Libraries have struggled to define their role in digital humanities, as the discussions around DH often resort to theoretical discourse or technical know-how. Arguably, however, because the library already functions as a interdisciplinary agent in the university, it is the central place where DH work can, should be and is being done. DH projects involve archival collections, copyright/fair use questions, information organization, emerging technologies and progressive ideas about the role of text(s) in society, all potential areas of expertise within the field of librarianship. (para. 2)

Libraries are natural partners for DH projects; much of what DH needs, libraries have and librarians do. According to Vandegrift and Varner (2013) “Libraries and the humanities have always had a great deal in common.” (p. 67). So libraries at the outset have had an obvious role in Digital Humanities research (Ramsay, 2010; Sula, 2013). Providing access and increasing wide accessibility have been historic tenets of librarianship, and the shift to digital access as a primary method has only increased librarians’ awareness and efforts in this area (Kamada, 2010; Vandegrift, 2012). As the primary maintainers of institutional repositories and digital archives, librarians are concerned with preservation and sustainability of digital initiatives and have experience with the challenges of obsolescence and migration (Cantara, 2006; Cole, 2002; Thomas, 2013; Kretzschmar, Potter, Warwick, and Singer, 2010).
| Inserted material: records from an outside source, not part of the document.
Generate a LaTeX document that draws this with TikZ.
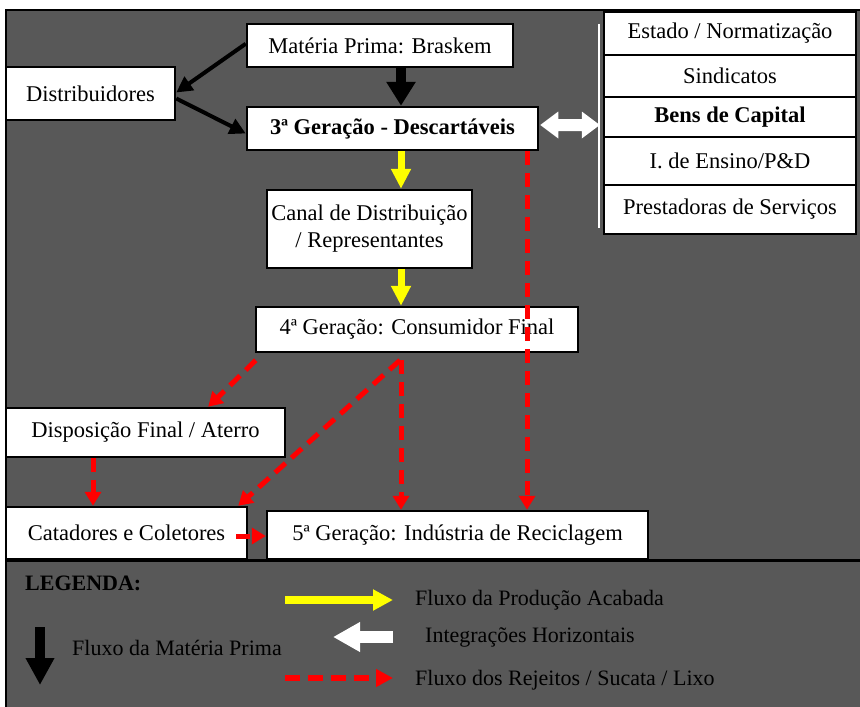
\documentclass[tikz,border=0pt]{standalone}
\usepackage{fontspec}
\setmainfont{Liberation Serif}
\usetikzlibrary{arrows.meta,calc}
\definecolor{panel}{RGB}{88,88,88}
\definecolor{flowyellow}{RGB}{255,255,0}
\definecolor{flowred}{RGB}{255,0,0}
\begin{document}
\begin{tikzpicture}[x=1pt,y=-1pt,
  box/.style={draw=black,line width=2.5pt,fill=white,inner sep=0pt,align=center,
    font=\fontsize{22.5}{27}\selectfont},
  sidebox/.style={box,minimum width=252pt},
  legtext/.style={anchor=west,inner sep=0pt,font=\fontsize{22}{26}\selectfont},
  rawflow/.style={draw=black,line width=10pt,-{Triangle[length=24pt,width=28pt]}},
  supply/.style={draw=black,line width=4pt,-{Triangle[length=16pt,width=16pt]}},
  product/.style={draw=flowyellow,line width=7pt,-{Triangle[length=20pt,width=19pt]}},
  waste/.style={draw=flowred,line width=5pt,dash pattern=on 14pt off 8pt,
    -{Triangle[length=14pt,width=16pt]}},
]
\useasboundingbox (0,0) rectangle (860,707);
\fill[white] (0,0) rectangle (860,707);
\begin{scope}
\clip (0,0) rectangle (860,707);
\draw[line width=2pt,fill=panel] (6,10) rectangle (870,720);
\draw[line width=3pt] (6,560) -- (870,560);
\end{scope}

% columns used by the vertical connectors
\coordinate (axis) at (401,0);
\coordinate (rx) at (527,0);
\coordinate (dx) at (93,0);

% main chain
\node[box,minimum width=266pt,minimum height=43pt] (mat) at (380,45.5) {Matéria Prima: Braskem};
\node[box,minimum width=169pt,minimum height=53pt] (dist) at (90.5,93.5) {Distribuidores};
\node[box,minimum width=291pt,minimum height=43pt] (ger3) at (392.5,128.5) {\bfseries 3ª Geração - Descartáveis};
\node[box,minimum width=205pt,minimum height=78pt] (canal) at (369.5,229) {Canal de Distribuição\\/ Representantes};
\node[box,minimum width=322pt,minimum height=45pt] (ger4) at (417,329.5) {4ª Geração: Consumidor Final};
\node[box,minimum width=279pt,minimum height=49pt] (disp) at (145.5,432.5) {Disposição Final / Aterro};
\node[box,minimum width=241pt,minimum height=52pt] (cat) at (126.5,533) {Catadores e Coletores};
\node[box,minimum width=381pt,minimum height=48pt] (ger5) at (457.5,535) {5ª Geração: Indústria de Reciclagem};

% side column of horizontal partners
\node[sidebox,minimum height=43pt] (est) at (730,33.5) {Estado / Normatização};
\node[sidebox,minimum height=42pt] (sind) at (730,76) {Sindicatos};
\node[sidebox,minimum height=40pt] (bens) at (730,117) {\bfseries Bens de Capital};
\node[sidebox,minimum height=48pt] (ens) at (730,161) {I. de Ensino/P\&D};
\node[sidebox,minimum height=49pt] (prest) at (730,209.5) {Prestadoras de Serviços};
\draw[white,line width=1.5pt] ([xshift=-4pt,yshift=-13pt]est.north west) -- ([xshift=-4pt,yshift=7pt]prest.south west);

% raw material
\draw[rawflow] (mat.south -| axis) -- (ger3.north -| axis);
\draw[supply] ([yshift=-21pt]mat.north west) -- ([yshift=1pt]dist.east);
\draw[supply] ([yshift=-5pt]dist.east) -- ([yshift=-5pt]ger3.west);

% horizontal integration: a double-headed block arrow between the two tips
\coordinate (hl) at ([xshift=1pt,yshift=3.5pt]ger3.east);
\coordinate (hr) at ([xshift=-3pt,yshift=-8pt]bens.west);
\fill[white] (hl) -- ($(hl)+(18,-13.5)$) -- ($(hl)+(18,-6)$) -- ($(hr)+(-18,-6)$)
  -- ($(hr)+(-18,-13.5)$) -- (hr) -- ($(hr)+(-18,13.5)$) -- ($(hr)+(-18,6)$)
  -- ($(hl)+(18,6)$) -- ($(hl)+(18,13.5)$) -- cycle;

% finished product
\draw[product] (ger3.south -| axis) -- (canal.north -| axis);
\draw[product] (canal.south -| axis) -- (ger4.north -| axis);

% waste
\draw[waste] (ger3.south -| rx) -- (ger5.north -| rx);
\draw[waste] ([xshift=1pt,yshift=-7pt]ger4.south west) -- ([xshift=-78pt]disp.north east);
\draw[waste] ([xshift=-17pt,yshift=-7pt]ger4.south) -- ([xshift=-10pt]cat.north east);
\draw[waste] ([yshift=-7pt]ger4.south -| axis) -- (ger5.north -| axis);
\draw[waste] (disp.south -| dx) -- (cat.north -| dx);
\draw[waste] ([xshift=-12pt,yshift=-3pt]cat.east) -- ([yshift=-1pt]ger5.west);

% legend
\node[anchor=west,inner sep=0pt,font=\fontsize{22}{26}\selectfont\bfseries] (leg) at (25,583) {LEGENDA:};
\coordinate (lr1a) at (40,627);
\coordinate (lr1b) at (40,685);
\draw[draw=black,line width=10pt,-{Triangle[length=27pt,width=27pt]}] (lr1a) -- (lr1b);
\node[legtext] (lraw) at (72,648) {Fluxo da Matéria Prima};

\node[legtext] (lprod) at (415,600) {Fluxo da Produção Acabada};
\coordinate (lp) at (285,600);
\draw[draw=flowyellow,line width=8pt,-{Triangle[length=20pt,width=20pt]}] (lp) -- ([xshift=-22pt]lprod.west);

\node[legtext] (lhor) at (425,637) {Integrações Horizontais};
\coordinate (lh) at (333,637);
\draw[draw=white,line width=12pt,-{Triangle[length=27pt,width=28pt]}] ([xshift=-32pt]lhor.west) -- (lh);

\node[legtext] (lwas) at (415,680) {Fluxo dos Rejeitos / Sucata / Lixo};
\coordinate (lw) at (285,678);
\draw[draw=flowred,line width=6pt,dash pattern=on 15pt off 8pt,-{Triangle[length=17pt,width=17pt]}] (lw) -- ([xshift=-22pt,yshift=2pt]lwas.west);
\end{tikzpicture}
\end{document}
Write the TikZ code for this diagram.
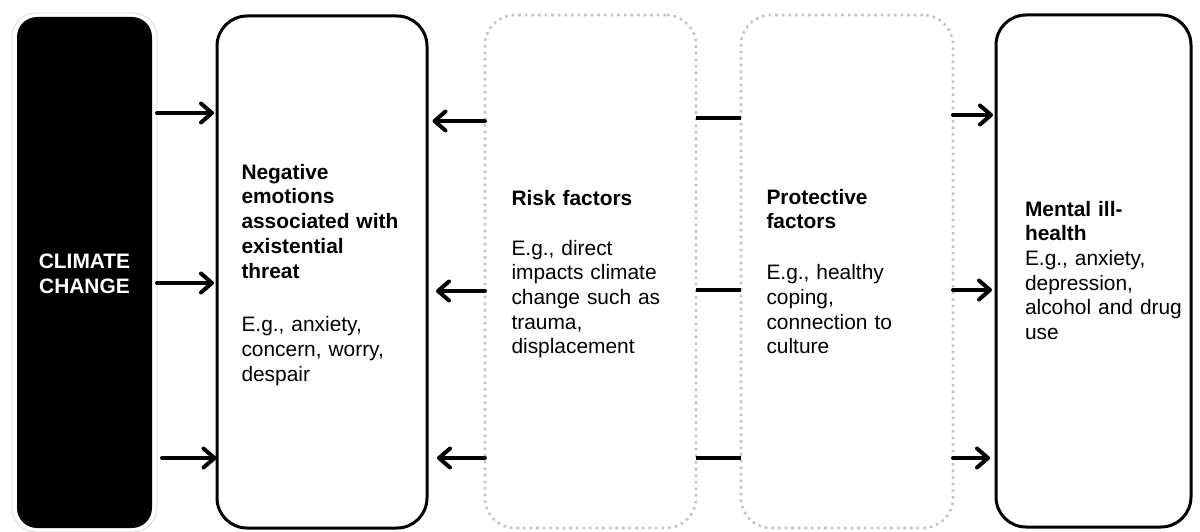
\documentclass[tikz,border=0pt]{standalone}
\usepackage{fontspec}
\setmainfont{Liberation Sans}
\usetikzlibrary{arrows.meta}
\definecolor{dotgray}{HTML}{C4C4C4}
\definecolor{halo}{HTML}{D8D8D8}
\tikzset{
  solidbox/.style={draw=black, line width=3pt, rounded corners=30pt, outer sep=0pt, inner sep=0pt},
  dotbox/.style={draw=dotgray, line width=2.6pt, dash pattern=on 2.6pt off 4pt, rounded corners=30pt, outer sep=0pt, inner sep=0pt},
  boxtext/.style={anchor=base west, inner sep=0pt, outer sep=0pt, text width=190pt, align=left,
    font=\fontsize{20.9pt}{24.7pt}\selectfont},
  arr/.style={line width=4pt, line cap=round, -{Straight Barb[length=11pt,width=19pt,round]}},
  link/.style={line width=4pt}
}
\begin{document}
\begin{tikzpicture}[x=1pt,y=-1pt]
\useasboundingbox (0,0) rectangle (1200,532);
% climate change box
\node[draw=halo, fill=white, line width=0.8pt, rounded corners=24pt, minimum width=145pt, minimum height=519pt, outer sep=0pt] (ccframe) at (84.5,272.5) {};
\node[fill=black, rounded corners=20pt, minimum width=135pt, minimum height=511pt, outer sep=0pt] (cc) at (84.5,272.5) {};
\node[anchor=base, inner sep=0pt, text width=135pt, align=center, text=white,
  font=\fontsize{20.9pt}{25pt}\selectfont\bfseries] (cctext) at (84.5,268) {CLIMATE\\CHANGE};
% boxes
\node[solidbox, minimum width=210pt, minimum height=512pt] (neg) at (322,272) {};
\node[dotbox, minimum width=211pt, minimum height=513pt] (risk) at (590.5,271.5) {};
\node[dotbox, minimum width=212pt, minimum height=513pt] (prot) at (847,271.5) {};
\node[solidbox, minimum width=195pt, minimum height=512pt] (ill) at (1093.5,271) {};
% texts
\node[boxtext] (negtext) at (241.5,179.3) {\textbf{Negative}\\\textbf{emotions}\\\textbf{associated with}\\\textbf{existential}\\\textbf{threat}\\[29.2pt]E.g., anxiety,\\concern, worry,\\despair};
\node[boxtext] (risktext) at (511.5,205) {\textbf{Risk factors}\\[25.3pt]E.g., direct\\impacts climate\\change such as\\trauma,\\displacement};
\node[boxtext] (prottext) at (766.5,204.3) {\textbf{Protective}\\\textbf{factors}\\[26pt]E.g., healthy\\coping,\\connection to\\culture};
\node[boxtext] (illtext) at (1025,216) {\textbf{Mental ill-}\\\textbf{health}\\E.g., anxiety,\\depression,\\alcohol and drug\\use};
% row 1
\draw[arr, shorten >=3pt] (ccframe.east |- 0,113) -- (neg.west |- 0,113);
\draw[arr, shorten >=5.5pt] (risk.west |- 0,121) -- (neg.east |- 0,121);
\draw[link] (risk.east |- 0,118) -- (prot.west |- 0,118);
\draw[arr, shorten >=3pt] (prot.east |- 0,115) -- (ill.west |- 0,115);
% row 2
\draw[arr, shorten >=3pt] (ccframe.east |- 0,283) -- (neg.west |- 0,283);
\draw[arr, shorten >=9pt] (risk.west |- 0,291) -- (neg.east |- 0,291);
\draw[link] (risk.east |- 0,290) -- (prot.west |- 0,290);
\draw[arr, shorten >=4pt] (prot.east |- 0,290) -- (ill.west |- 0,290);
% row 3
\draw[arr, shorten <=5pt, shorten >=0.5pt] (ccframe.east |- 0,458) -- (neg.west |- 0,458);
\draw[arr, shorten >=10pt] (risk.west |- 0,458) -- (neg.east |- 0,458);
\draw[link] (risk.east |- 0,458) -- (prot.west |- 0,458);
\draw[arr, shorten >=6pt] (prot.east |- 0,458) -- (ill.west |- 0,458);
\end{tikzpicture}
\end{document}
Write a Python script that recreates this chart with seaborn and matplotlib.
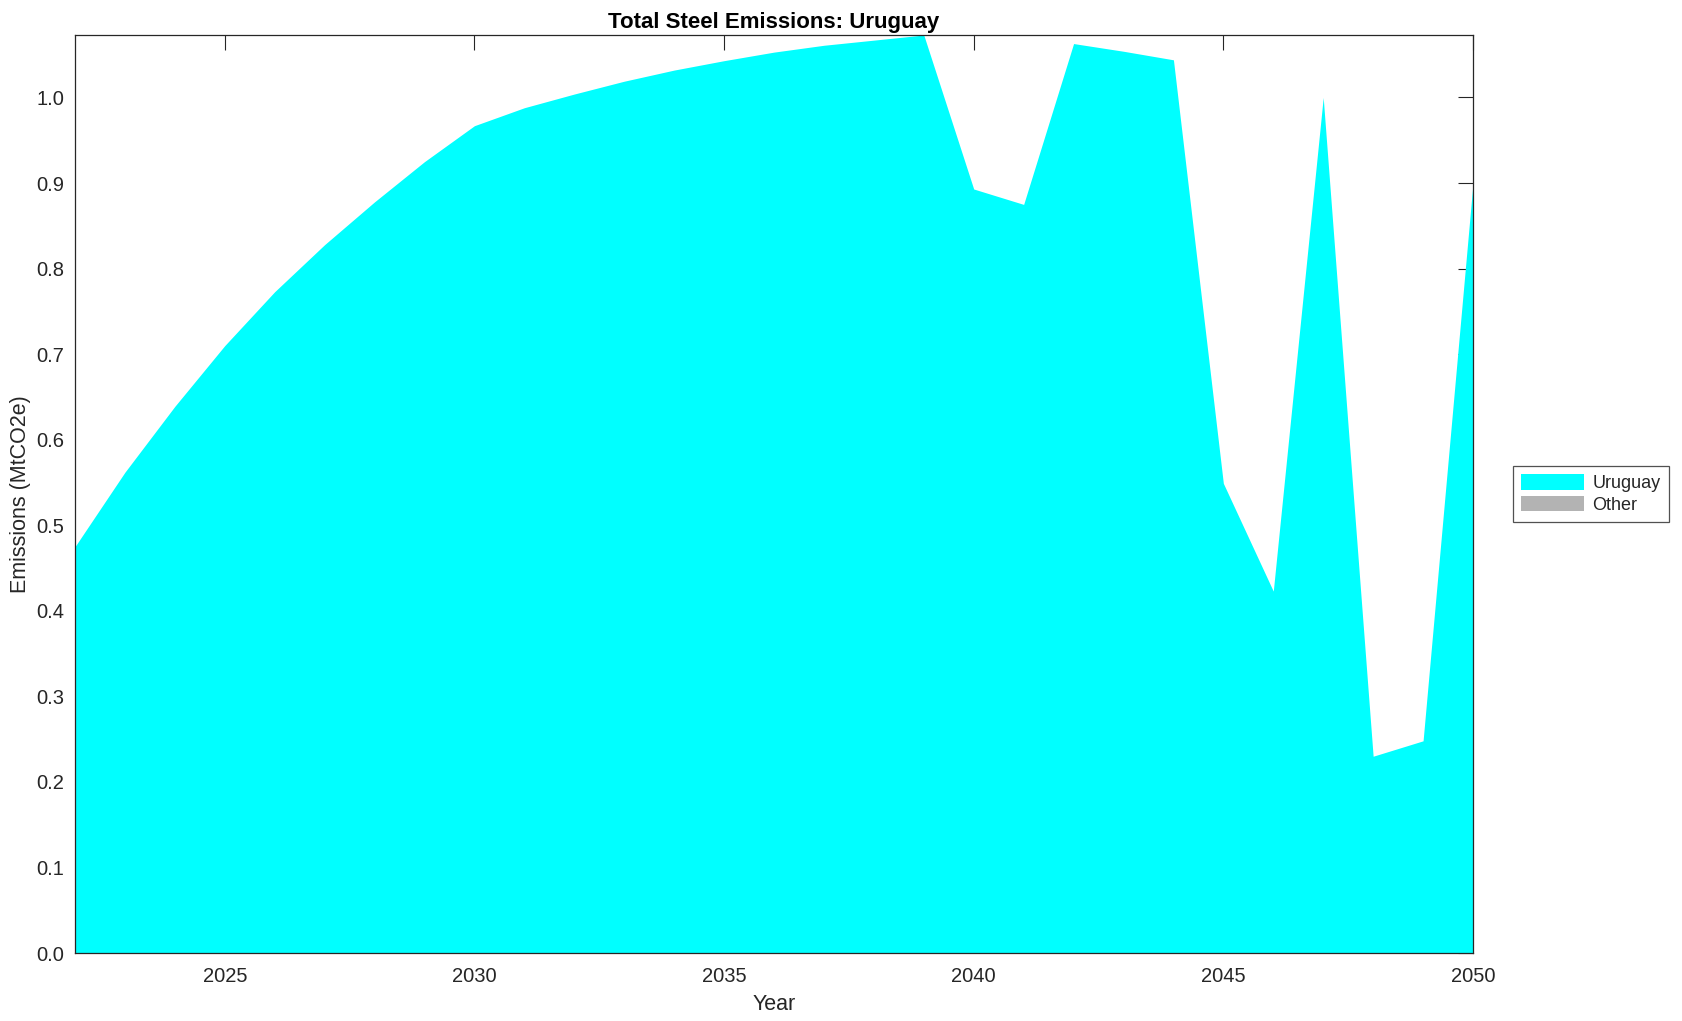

Additionally, librarians have honed skills of collection development and curation that allow for broad recall without sacrificing coherence. This is crucial for current researchers as, “information overload is now a hazard of the humanist’s job.” (Little, 2011, p. 353).

At Marquette University, the Gothic Archive is an online collection of primary resources and contextual materials that is currently a pilot project with hopes of one day becoming a flagship. This digital humanities project began as a simple digital collection and grew significantly in its first year of being, but it now faces the ubiquitous challenges that all digital humanities research projects must conquer or side step in order to persevere. It needs to conquer challenges of funding and technological limitations as well as needs for personnel and technical expertise. At the same time this project offers the ideal mix of opportunities for creating a robust and exciting digital humanities collection that can forward the research and innovation of scholars focused in various areas including, but not limited to, Gothic literature. This progression from digital collection to digital humanities project has included growing pains that are likely familiar to other library - digital humanities partnerships, but the current state of the Archive and its future potential lead all those involved to call it a success.